Although the State has taken some measures, such as establishing the Unit for Violent Deaths in Bajo Aguán (UMVIBA) to investigate crimes in the region, there has been no effective response to investigate the events in question.

In its Admissibility and Merits Report, the IACHR found that the State was responsible for violating the rights to life and integrity of the victims and their relatives by failing to protect them and respond promptly.

The IACHR also found that the right to freedom and personal integrity had been violated through the multiple arrests and acts of aggression against people associated with peasant movements, particularly in the case of Carlos Alberto Hernández, who was kidnapped and assaulted by the authorities during Operation Xatruch II.

The IACHR also established that several violent evictions were carried out with the support of the armed forces and the police. After examining the State's response through actions such as the filing of nullity appeals on land sales and the land buyback initiative, it was concluded that victims did not have access to an effective remedy to address allegations of irregularities in land sales or to resolve land tenure issues.

As a result, the IACHR found that the State had violated the victims' rights to personal integrity, judicial guarantees, and protection of their rights to property and housing. Finally, the IACHR found that the violence against the people of Bajo Aguán has created a climate of reprisals aimed at intimidating campesinos in the area from exercising their human rights and violating the rights to freedom of expression and association of members of the campesino movements in the region.

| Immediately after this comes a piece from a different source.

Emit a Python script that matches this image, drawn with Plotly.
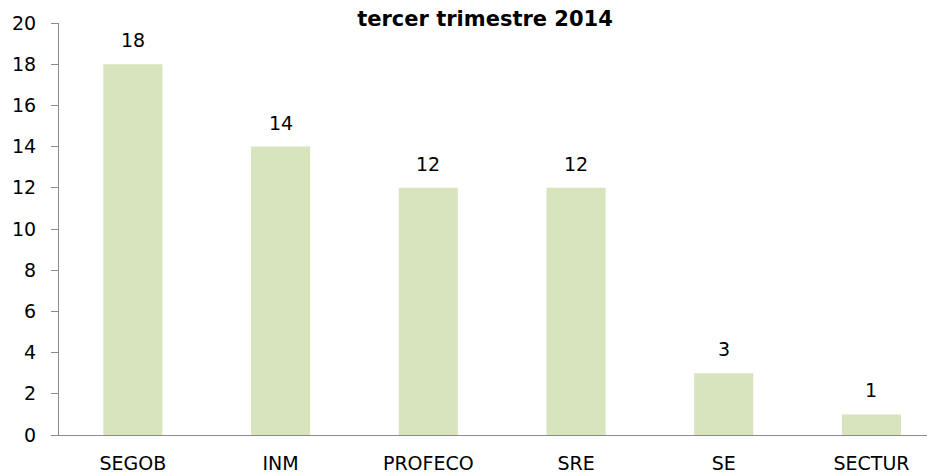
import plotly.graph_objects as go

categories = ["SEGOB", "INM", "PROFECO", "SRE", "SE", "SECTUR"]
values = [18, 14, 12, 12, 3, 1]
y_ticks = [0, 2, 4, 6, 8, 10, 12, 14, 16, 18, 20]

font_family = "DejaVu Sans, sans-serif"

# the page body has an 8px margin, so the figure starts at (8, 8) in the window
OFF = 8
W, H = 935, 476

fig = go.Figure(
    go.Bar(
        x=categories,
        y=values,
        marker=dict(color="#d7e4bd", line=dict(width=0)),
        width=0.4,
        hoverinfo="x+y",
    )
)

for c, v in zip(categories, values):
    fig.add_annotation(
        x=c, y=v, text=str(v), showarrow=False,
        yanchor="bottom", yshift=11,
        font=dict(size=19, color="#000000", family=font_family),
    )

fig.update_layout(
    width=W,
    height=H,
    margin=dict(l=59 - OFF, r=OFF, t=23 - OFF, b=476 - 435 + OFF),
    paper_bgcolor="white",
    plot_bgcolor="white",
    showlegend=False,
    font=dict(family=font_family, size=19, color="#000000"),
    title=dict(
        text="<b>tercer trimestre 2014</b>",
        x=(485 - OFF) / W,
        xanchor="center",
        y=1 - 3 / H,
        yanchor="top",
        pad=dict(t=0, b=0, l=0, r=0),
        font=dict(size=21, color="#000000", family=font_family),
        automargin=False,
    ),
    xaxis=dict(
        range=[-0.5, 5.43],
        showline=True,
        linecolor="#8c8c8c",
        linewidth=1,
        ticks="",
        showgrid=False,
        tickfont=dict(size=19),
        ticklabelstandoff=11,
        automargin=False,
    ),
    yaxis=dict(
        range=[0, 20],
        tickvals=y_ticks,
        showline=True,
        linecolor="#8c8c8c",
        linewidth=1,
        ticks="outside",
        ticklen=7,
        tickcolor="#8c8c8c",
        showgrid=False,
        zeroline=False,
        tickfont=dict(size=19),
        ticklabelstandoff=11,
        automargin=False,
    ),
)

fig.write_html("out.html")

In summary, the IACHR concluded that the Honduran State is responsible for the violation of the rights to life (article 4), personal integrity (article 5), personal liberty (article 7), freedom of expression (article 13), freedom of association (article 16), and private property (article 21) in relation to the obligations established in article 1(1) of the American Convention. It concluded that the State was responsible for violating the rights to a fair trial and judicial protection enshrined in articles 8.1 and 25 in relation to articles 21, 26, and 1.1 of the American Convention, to the detriment of the campesino communities of the Aguán region.

In light of these points, the IACHR has recommended the following measures of reparation to the State of Honduras:

  1. Make full reparations to the victims identified in the report, including material and nonmaterial damages.
  2. Seriously and diligently investigate the killings and other violations against the victims identified in the report, strengthen the UMVIBA, and ensure that victims, their families, and human rights defenders have full access to investigations and judicial proceedings.
  3. Ensure that any legal appeals related to the ownership of the properties mentioned in the report are resolved promptly.
  4. Adopt measures of nonrepetition, including:
    1. Strengthen the Program for the Protection of Human Rights Defenders.
    2. Avoid forced evictions and expulsions in the Bajo Aguán region.
    3. Conduct an independent evaluation of the situation of campesinos in land conflicts in Bajo Aguán that addresses the origins of land claims as a structural source of violence, identifies strategies to resolve conflicts, and regulates the activities of companies in accordance with the IACHR's Report on Business and Human Rights.

The IACHR is a principal and autonomous body of the Organization of American States (OAS), whose mandate stems from the OAS Charter and the American Convention on Human Rights. The Inter-American Commission has the mandate to promote the observance and defense of human rights in the region and acts as an advisory body to the OAS on the matter. The IACHR is made up of seven independent members who are elected by the OAS General Assembly in their personal capacity, and do not represent their countries of origin or residence.